[WORK TO COMPLETE] Pictures excluded, return the lines below from the first through the line holding "anchor=west, inner sep=0.75pt]".

[COLLECTED MATERIAL]
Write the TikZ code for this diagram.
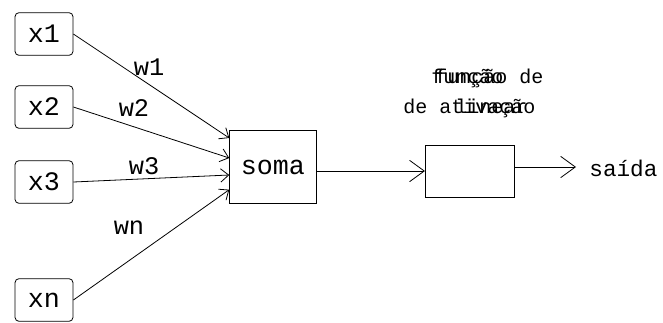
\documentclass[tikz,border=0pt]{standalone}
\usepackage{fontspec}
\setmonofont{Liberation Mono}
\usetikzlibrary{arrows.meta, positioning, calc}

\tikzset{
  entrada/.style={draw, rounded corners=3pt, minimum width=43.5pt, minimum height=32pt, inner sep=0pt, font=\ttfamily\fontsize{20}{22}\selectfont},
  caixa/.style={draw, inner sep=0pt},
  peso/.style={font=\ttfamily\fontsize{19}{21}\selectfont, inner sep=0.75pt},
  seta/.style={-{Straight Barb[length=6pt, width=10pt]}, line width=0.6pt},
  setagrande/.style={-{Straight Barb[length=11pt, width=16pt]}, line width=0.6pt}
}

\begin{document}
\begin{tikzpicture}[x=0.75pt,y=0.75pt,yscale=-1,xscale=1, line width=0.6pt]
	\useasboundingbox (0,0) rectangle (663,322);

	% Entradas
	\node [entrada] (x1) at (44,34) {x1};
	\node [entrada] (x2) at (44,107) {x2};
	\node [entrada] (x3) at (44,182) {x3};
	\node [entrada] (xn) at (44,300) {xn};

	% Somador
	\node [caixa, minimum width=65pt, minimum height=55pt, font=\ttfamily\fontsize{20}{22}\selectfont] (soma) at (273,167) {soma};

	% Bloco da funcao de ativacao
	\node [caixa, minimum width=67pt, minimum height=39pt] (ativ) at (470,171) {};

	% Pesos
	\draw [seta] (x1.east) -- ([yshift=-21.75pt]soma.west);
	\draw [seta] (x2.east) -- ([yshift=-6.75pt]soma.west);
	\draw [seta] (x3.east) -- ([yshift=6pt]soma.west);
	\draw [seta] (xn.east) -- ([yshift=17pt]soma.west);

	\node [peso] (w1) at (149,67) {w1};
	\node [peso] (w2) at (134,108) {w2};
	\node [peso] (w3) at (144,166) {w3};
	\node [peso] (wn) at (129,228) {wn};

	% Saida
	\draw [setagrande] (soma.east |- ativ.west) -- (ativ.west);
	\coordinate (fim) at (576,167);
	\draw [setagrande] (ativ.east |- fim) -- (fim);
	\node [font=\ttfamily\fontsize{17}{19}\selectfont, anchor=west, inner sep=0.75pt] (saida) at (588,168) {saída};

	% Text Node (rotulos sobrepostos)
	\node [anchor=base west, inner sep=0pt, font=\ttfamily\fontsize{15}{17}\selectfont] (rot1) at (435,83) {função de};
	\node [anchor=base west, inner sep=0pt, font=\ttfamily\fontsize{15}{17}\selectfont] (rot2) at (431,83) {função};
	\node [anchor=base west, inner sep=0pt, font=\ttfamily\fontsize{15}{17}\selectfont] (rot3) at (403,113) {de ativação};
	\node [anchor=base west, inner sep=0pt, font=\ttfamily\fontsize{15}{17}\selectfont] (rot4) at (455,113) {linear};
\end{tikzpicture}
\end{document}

[WRITTEN SOLUTION]
Write the TikZ code for this diagram.
\documentclass[tikz,border=0pt]{standalone}
\usepackage{fontspec}
\setmonofont{Liberation Mono}
\usetikzlibrary{arrows.meta, positioning, calc}

\tikzset{
  entrada/.style={draw, rounded corners=3pt, minimum width=43.5pt, minimum height=32pt, inner sep=0pt, font=\ttfamily\fontsize{20}{22}\selectfont},
  caixa/.style={draw, inner sep=0pt},
  peso/.style={font=\ttfamily\fontsize{19}{21}\selectfont, inner sep=0.75pt},
  seta/.style={-{Straight Barb[length=6pt, width=10pt]}, line width=0.6pt},
  setagrande/.style={-{Straight Barb[length=11pt, width=16pt]}, line width=0.6pt}
}

\begin{document}
\begin{tikzpicture}[x=0.75pt,y=0.75pt,yscale=-1,xscale=1, line width=0.6pt]
	\useasboundingbox (0,0) rectangle (663,322);

	% Entradas
	\node [entrada] (x1) at (44,34) {x1};
	\node [entrada] (x2) at (44,107) {x2};
	\node [entrada] (x3) at (44,182) {x3};
	\node [entrada] (xn) at (44,300) {xn};

	% Somador
	\node [caixa, minimum width=65pt, minimum height=55pt, font=\ttfamily\fontsize{20}{22}\selectfont] (soma) at (273,167) {soma};

	% Bloco da funcao de ativacao
	\node [caixa, minimum width=67pt, minimum height=39pt] (ativ) at (470,171) {};

	% Pesos
	\draw [seta] (x1.east) -- ([yshift=-21.75pt]soma.west);
	\draw [seta] (x2.east) -- ([yshift=-6.75pt]soma.west);
	\draw [seta] (x3.east) -- ([yshift=6pt]soma.west);
	\draw [seta] (xn.east) -- ([yshift=17pt]soma.west);

	\node [peso] (w1) at (149,67) {w1};
	\node [peso] (w2) at (134,108) {w2};
	\node [peso] (w3) at (144,166) {w3};
	\node [peso] (wn) at (129,228) {wn};

	% Saida
	\draw [setagrande] (soma.east |- ativ.west) -- (ativ.west);
	\coordinate (fim) at (576,167);
	\draw [setagrande] (ativ.east |- fim) -- (fim);
	\node [font=\ttfamily\fontsize{17}{19}\selectfont, anchor=west, inner sep=0.75pt] (saida) at (588,168) {saída};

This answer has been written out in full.